What to do
Reproduce the listing word for word, leaving every picture behind.

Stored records
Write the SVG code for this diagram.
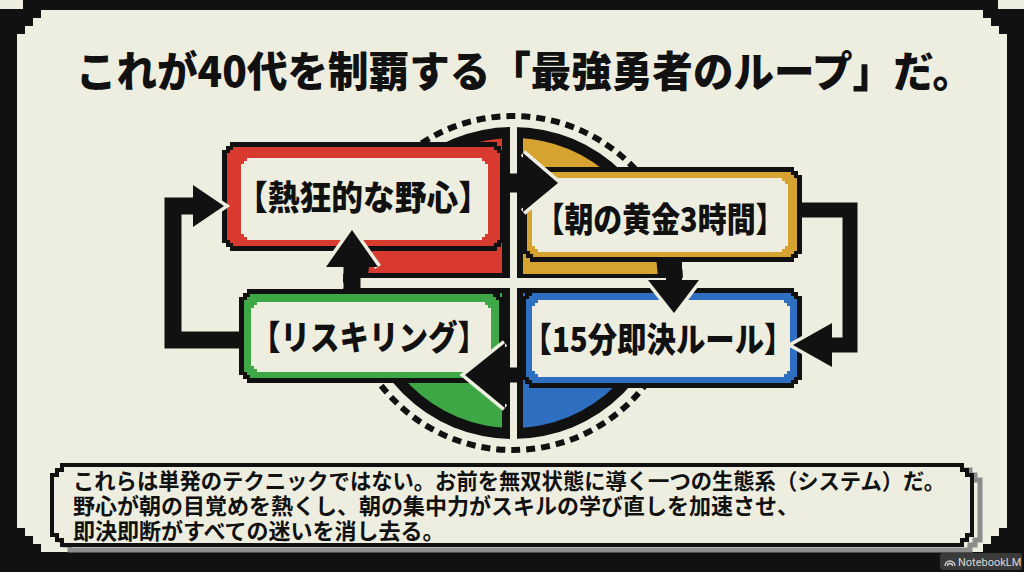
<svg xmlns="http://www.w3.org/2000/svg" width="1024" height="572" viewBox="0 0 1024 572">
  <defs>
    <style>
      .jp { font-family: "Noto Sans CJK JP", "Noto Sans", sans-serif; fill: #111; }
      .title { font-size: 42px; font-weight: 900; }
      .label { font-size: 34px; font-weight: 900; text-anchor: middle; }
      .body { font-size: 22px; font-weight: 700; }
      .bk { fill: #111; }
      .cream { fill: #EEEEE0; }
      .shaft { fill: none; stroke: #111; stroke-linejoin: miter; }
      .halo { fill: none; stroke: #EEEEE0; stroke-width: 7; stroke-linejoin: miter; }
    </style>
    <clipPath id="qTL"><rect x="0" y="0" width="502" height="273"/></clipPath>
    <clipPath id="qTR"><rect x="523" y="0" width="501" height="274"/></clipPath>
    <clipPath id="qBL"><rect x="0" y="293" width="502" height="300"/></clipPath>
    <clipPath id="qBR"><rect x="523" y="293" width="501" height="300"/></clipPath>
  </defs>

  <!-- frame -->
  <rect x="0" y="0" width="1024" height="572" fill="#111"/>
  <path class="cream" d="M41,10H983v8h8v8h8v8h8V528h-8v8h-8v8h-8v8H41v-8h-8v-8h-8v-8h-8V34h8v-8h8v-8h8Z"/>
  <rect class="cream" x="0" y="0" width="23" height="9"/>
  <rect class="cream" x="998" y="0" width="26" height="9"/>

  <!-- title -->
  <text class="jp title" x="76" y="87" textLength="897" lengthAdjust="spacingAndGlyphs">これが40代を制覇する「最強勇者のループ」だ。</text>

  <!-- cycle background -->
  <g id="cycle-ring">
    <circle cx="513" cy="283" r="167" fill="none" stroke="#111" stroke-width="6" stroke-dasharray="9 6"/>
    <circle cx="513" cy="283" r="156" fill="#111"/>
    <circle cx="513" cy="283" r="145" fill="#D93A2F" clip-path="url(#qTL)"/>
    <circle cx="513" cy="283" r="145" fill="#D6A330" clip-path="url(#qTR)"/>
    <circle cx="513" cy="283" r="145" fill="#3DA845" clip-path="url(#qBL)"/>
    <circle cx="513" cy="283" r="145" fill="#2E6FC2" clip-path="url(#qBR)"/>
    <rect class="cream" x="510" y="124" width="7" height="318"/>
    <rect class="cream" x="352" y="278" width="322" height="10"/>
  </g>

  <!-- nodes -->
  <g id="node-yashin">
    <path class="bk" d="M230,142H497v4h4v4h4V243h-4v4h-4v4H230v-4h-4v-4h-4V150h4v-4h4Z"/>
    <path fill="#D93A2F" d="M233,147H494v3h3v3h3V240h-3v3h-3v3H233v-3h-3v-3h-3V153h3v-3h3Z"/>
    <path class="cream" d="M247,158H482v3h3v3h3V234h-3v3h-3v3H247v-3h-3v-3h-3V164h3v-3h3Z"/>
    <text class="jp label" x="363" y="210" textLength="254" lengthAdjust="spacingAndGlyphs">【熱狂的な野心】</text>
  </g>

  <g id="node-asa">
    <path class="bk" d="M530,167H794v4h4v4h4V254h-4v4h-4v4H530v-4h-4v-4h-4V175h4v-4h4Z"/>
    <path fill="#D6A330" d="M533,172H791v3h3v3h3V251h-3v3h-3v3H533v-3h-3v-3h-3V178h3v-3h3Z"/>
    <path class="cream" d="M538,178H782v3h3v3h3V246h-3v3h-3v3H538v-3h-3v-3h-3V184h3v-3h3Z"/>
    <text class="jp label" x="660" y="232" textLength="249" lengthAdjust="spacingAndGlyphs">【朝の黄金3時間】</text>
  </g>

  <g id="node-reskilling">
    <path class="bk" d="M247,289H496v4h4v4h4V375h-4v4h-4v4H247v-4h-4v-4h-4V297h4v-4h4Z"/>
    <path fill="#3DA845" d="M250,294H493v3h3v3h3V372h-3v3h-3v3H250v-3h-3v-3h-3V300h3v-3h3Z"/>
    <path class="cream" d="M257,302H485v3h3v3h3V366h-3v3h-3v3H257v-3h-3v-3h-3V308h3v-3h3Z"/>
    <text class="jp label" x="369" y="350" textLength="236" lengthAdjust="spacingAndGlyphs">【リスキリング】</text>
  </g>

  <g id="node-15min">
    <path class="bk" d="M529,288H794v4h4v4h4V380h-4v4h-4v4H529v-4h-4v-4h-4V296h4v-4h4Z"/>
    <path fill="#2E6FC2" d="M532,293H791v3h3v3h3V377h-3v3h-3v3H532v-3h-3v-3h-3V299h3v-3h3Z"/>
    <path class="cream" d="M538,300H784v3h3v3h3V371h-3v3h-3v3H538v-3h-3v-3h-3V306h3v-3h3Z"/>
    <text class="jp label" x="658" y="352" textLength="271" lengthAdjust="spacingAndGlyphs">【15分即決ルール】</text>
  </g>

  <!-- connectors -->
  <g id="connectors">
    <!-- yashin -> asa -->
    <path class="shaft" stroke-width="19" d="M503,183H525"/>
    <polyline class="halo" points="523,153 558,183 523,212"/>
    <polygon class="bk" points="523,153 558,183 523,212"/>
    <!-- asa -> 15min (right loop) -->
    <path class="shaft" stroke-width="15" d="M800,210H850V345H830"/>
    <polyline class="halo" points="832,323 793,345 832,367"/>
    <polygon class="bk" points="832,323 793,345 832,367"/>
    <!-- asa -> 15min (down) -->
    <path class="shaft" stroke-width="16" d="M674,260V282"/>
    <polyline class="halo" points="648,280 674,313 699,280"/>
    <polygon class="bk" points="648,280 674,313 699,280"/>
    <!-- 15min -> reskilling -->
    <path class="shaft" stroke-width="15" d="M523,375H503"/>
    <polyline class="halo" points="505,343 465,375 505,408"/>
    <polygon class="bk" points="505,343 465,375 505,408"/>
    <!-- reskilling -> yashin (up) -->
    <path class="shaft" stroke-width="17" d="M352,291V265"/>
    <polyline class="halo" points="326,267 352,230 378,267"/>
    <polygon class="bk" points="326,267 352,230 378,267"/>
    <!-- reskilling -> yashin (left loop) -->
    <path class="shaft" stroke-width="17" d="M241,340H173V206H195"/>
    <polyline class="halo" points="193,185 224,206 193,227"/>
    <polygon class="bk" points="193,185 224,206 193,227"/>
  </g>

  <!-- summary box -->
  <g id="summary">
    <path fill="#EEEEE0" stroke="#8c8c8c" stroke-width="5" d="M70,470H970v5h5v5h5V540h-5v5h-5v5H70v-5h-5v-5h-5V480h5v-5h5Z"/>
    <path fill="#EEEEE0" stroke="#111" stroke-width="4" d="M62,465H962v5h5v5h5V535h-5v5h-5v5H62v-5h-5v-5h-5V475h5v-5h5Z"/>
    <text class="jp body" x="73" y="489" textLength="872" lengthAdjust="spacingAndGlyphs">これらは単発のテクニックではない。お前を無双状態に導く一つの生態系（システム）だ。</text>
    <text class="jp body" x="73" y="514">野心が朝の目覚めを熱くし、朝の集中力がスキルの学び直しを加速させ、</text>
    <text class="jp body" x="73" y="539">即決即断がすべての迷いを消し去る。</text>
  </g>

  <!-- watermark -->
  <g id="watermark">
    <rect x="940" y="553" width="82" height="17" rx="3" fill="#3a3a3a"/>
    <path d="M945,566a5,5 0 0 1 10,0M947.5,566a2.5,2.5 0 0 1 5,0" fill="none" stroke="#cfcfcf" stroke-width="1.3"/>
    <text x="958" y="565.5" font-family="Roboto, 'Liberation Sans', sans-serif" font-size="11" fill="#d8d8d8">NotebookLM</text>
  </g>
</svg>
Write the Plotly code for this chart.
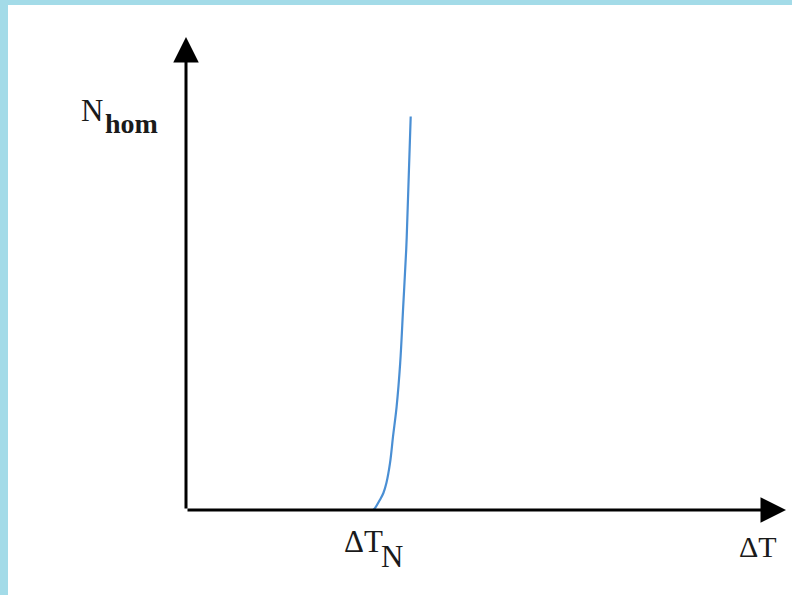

The reply
Write the SVG code for this diagram.
<svg xmlns="http://www.w3.org/2000/svg" width="1024" height="572" viewBox="0 0 1024 572">
  <defs>
    <style>
      .jp { font-family: "Noto Sans CJK JP", "Noto Sans", sans-serif; fill: #111; }
      .title { font-size: 42px; font-weight: 900; }
      .label { font-size: 34px; font-weight: 900; text-anchor: middle; }
      .body { font-size: 22px; font-weight: 700; }
      .bk { fill: #111; }
      .cream { fill: #EEEEE0; }
      .shaft { fill: none; stroke: #111; stroke-linejoin: miter; }
      .halo { fill: none; stroke: #EEEEE0; stroke-width: 7; stroke-linejoin: miter; }
    </style>
    <clipPath id="qTL"><rect x="0" y="0" width="502" height="273"/></clipPath>
    <clipPath id="qTR"><rect x="523" y="0" width="501" height="274"/></clipPath>
    <clipPath id="qBL"><rect x="0" y="293" width="502" height="300"/></clipPath>
    <clipPath id="qBR"><rect x="523" y="293" width="501" height="300"/></clipPath>
  </defs>

  <!-- frame -->
  <rect x="0" y="0" width="1024" height="572" fill="#111"/>
  <path class="cream" d="M41,10H983v8h8v8h8v8h8V528h-8v8h-8v8h-8v8H41v-8h-8v-8h-8v-8h-8V34h8v-8h8v-8h8Z"/>
  <rect class="cream" x="0" y="0" width="23" height="9"/>
  <rect class="cream" x="998" y="0" width="26" height="9"/>

  <!-- title -->
  <text class="jp title" x="76" y="87" textLength="897" lengthAdjust="spacingAndGlyphs">これが40代を制覇する「最強勇者のループ」だ。</text>

  <!-- cycle background -->
  <g id="cycle-ring">
    <circle cx="513" cy="283" r="167" fill="none" stroke="#111" stroke-width="6" stroke-dasharray="9 6"/>
    <circle cx="513" cy="283" r="156" fill="#111"/>
    <circle cx="513" cy="283" r="145" fill="#D93A2F" clip-path="url(#qTL)"/>
    <circle cx="513" cy="283" r="145" fill="#D6A330" clip-path="url(#qTR)"/>
    <circle cx="513" cy="283" r="145" fill="#3DA845" clip-path="url(#qBL)"/>
    <circle cx="513" cy="283" r="145" fill="#2E6FC2" clip-path="url(#qBR)"/>
    <rect class="cream" x="510" y="124" width="7" height="318"/>
    <rect class="cream" x="352" y="278" width="322" height="10"/>
  </g>

  <!-- nodes -->
  <g id="node-yashin">
    <path class="bk" d="M230,142H497v4h4v4h4V243h-4v4h-4v4H230v-4h-4v-4h-4V150h4v-4h4Z"/>
    <path fill="#D93A2F" d="M233,147H494v3h3v3h3V240h-3v3h-3v3H233v-3h-3v-3h-3V153h3v-3h3Z"/>
    <path class="cream" d="M247,158H482v3h3v3h3V234h-3v3h-3v3H247v-3h-3v-3h-3V164h3v-3h3Z"/>
    <text class="jp label" x="363" y="210" textLength="254" lengthAdjust="spacingAndGlyphs">【熱狂的な野心】</text>
  </g>

  <g id="node-asa">
    <path class="bk" d="M530,167H794v4h4v4h4V254h-4v4h-4v4H530v-4h-4v-4h-4V175h4v-4h4Z"/>
    <path fill="#D6A330" d="M533,172H791v3h3v3h3V251h-3v3h-3v3H533v-3h-3v-3h-3V178h3v-3h3Z"/>
    <path class="cream" d="M538,178H782v3h3v3h3V246h-3v3h-3v3H538v-3h-3v-3h-3V184h3v-3h3Z"/>
    <text class="jp label" x="660" y="232" textLength="249" lengthAdjust="spacingAndGlyphs">【朝の黄金3時間】</text>
  </g>

  <g id="node-reskilling">
    <path class="bk" d="M247,289H496v4h4v4h4V375h-4v4h-4v4H247v-4h-4v-4h-4V297h4v-4h4Z"/>
    <path fill="#3DA845" d="M250,294H493v3h3v3h3V372h-3v3h-3v3H250v-3h-3v-3h-3V300h3v-3h3Z"/>
    <path class="cream" d="M257,302H485v3h3v3h3V366h-3v3h-3v3H257v-3h-3v-3h-3V308h3v-3h3Z"/>
    <text class="jp label" x="369" y="350" textLength="236" lengthAdjust="spacingAndGlyphs">【リスキリング】</text>
  </g>

  <g id="node-15min">
    <path class="bk" d="M529,288H794v4h4v4h4V380h-4v4h-4v4H529v-4h-4v-4h-4V296h4v-4h4Z"/>
    <path fill="#2E6FC2" d="M532,293H791v3h3v3h3V377h-3v3h-3v3H532v-3h-3v-3h-3V299h3v-3h3Z"/>
    <path class="cream" d="M538,300H784v3h3v3h3V371h-3v3h-3v3H538v-3h-3v-3h-3V306h3v-3h3Z"/>
    <text class="jp label" x="658" y="352" textLength="271" lengthAdjust="spacingAndGlyphs">【15分即決ルール】</text>
  </g>

  <!-- connectors -->
  <g id="connectors">
    <!-- yashin -> asa -->
    <path class="shaft" stroke-width="19" d="M503,183H525"/>
    <polyline class="halo" points="523,153 558,183 523,212"/>
    <polygon class="bk" points="523,153 558,183 523,212"/>
    <!-- asa -> 15min (right loop) -->
    <path class="shaft" stroke-width="15" d="M800,210H850V345H830"/>
    <polyline class="halo" points="832,323 793,345 832,367"/>
    <polygon class="bk" points="832,323 793,345 832,367"/>
    <!-- asa -> 15min (down) -->
    <path class="shaft" stroke-width="16" d="M674,260V282"/>
    <polyline class="halo" points="648,280 674,313 699,280"/>
    <polygon class="bk" points="648,280 674,313 699,280"/>
    <!-- 15min -> reskilling -->
    <path class="shaft" stroke-width="15" d="M523,375H503"/>
    <polyline class="halo" points="505,343 465,375 505,408"/>
    <polygon class="bk" points="505,343 465,375 505,408"/>
    <!-- reskilling -> yashin (up) -->
    <path class="shaft" stroke-width="17" d="M352,291V265"/>
    <polyline class="halo" points="326,267 352,230 378,267"/>
    <polygon class="bk" points="326,267 352,230 378,267"/>
    <!-- reskilling -> yashin (left loop) -->
    <path class="shaft" stroke-width="17" d="M241,340H173V206H195"/>
    <polyline class="halo" points="193,185 224,206 193,227"/>
    <polygon class="bk" points="193,185 224,206 193,227"/>
  </g>

  <!-- summary box -->
  <g id="summary">
    <path fill="#EEEEE0" stroke="#8c8c8c" stroke-width="5" d="M70,470H970v5h5v5h5V540h-5v5h-5v5H70v-5h-5v-5h-5V480h5v-5h5Z"/>
    <path fill="#EEEEE0" stroke="#111" stroke-width="4" d="M62,465H962v5h5v5h5V535h-5v5h-5v5H62v-5h-5v-5h-5V475h5v-5h5Z"/>
    <text class="jp body" x="73" y="489" textLength="872" lengthAdjust="spacingAndGlyphs">これらは単発のテクニックではない。お前を無双状態に導く一つの生態系（システム）だ。</text>
    <text class="jp body" x="73" y="514">野心が朝の目覚めを熱くし、朝の集中力がスキルの学び直しを加速させ、</text>
    <text class="jp body" x="73" y="539">即決即断がすべての迷いを消し去る。</text>
  </g>

  <!-- watermark -->
  <g id="watermark">
    <rect x="940" y="553" width="82" height="17" rx="3" fill="#3a3a3a"/>
    <path d="M945,566a5,5 0 0 1 10,0M947.5,566a2.5,2.5 0 0 1 5,0" fill="none" stroke="#cfcfcf" stroke-width="1.3"/>
    <text x="958" y="565.5" font-family="Roboto, 'Liberation Sans', sans-serif" font-size="11" fill="#d8d8d8">NotebookLM</text>
  </g>
</svg>
Write the Plotly code for this chart.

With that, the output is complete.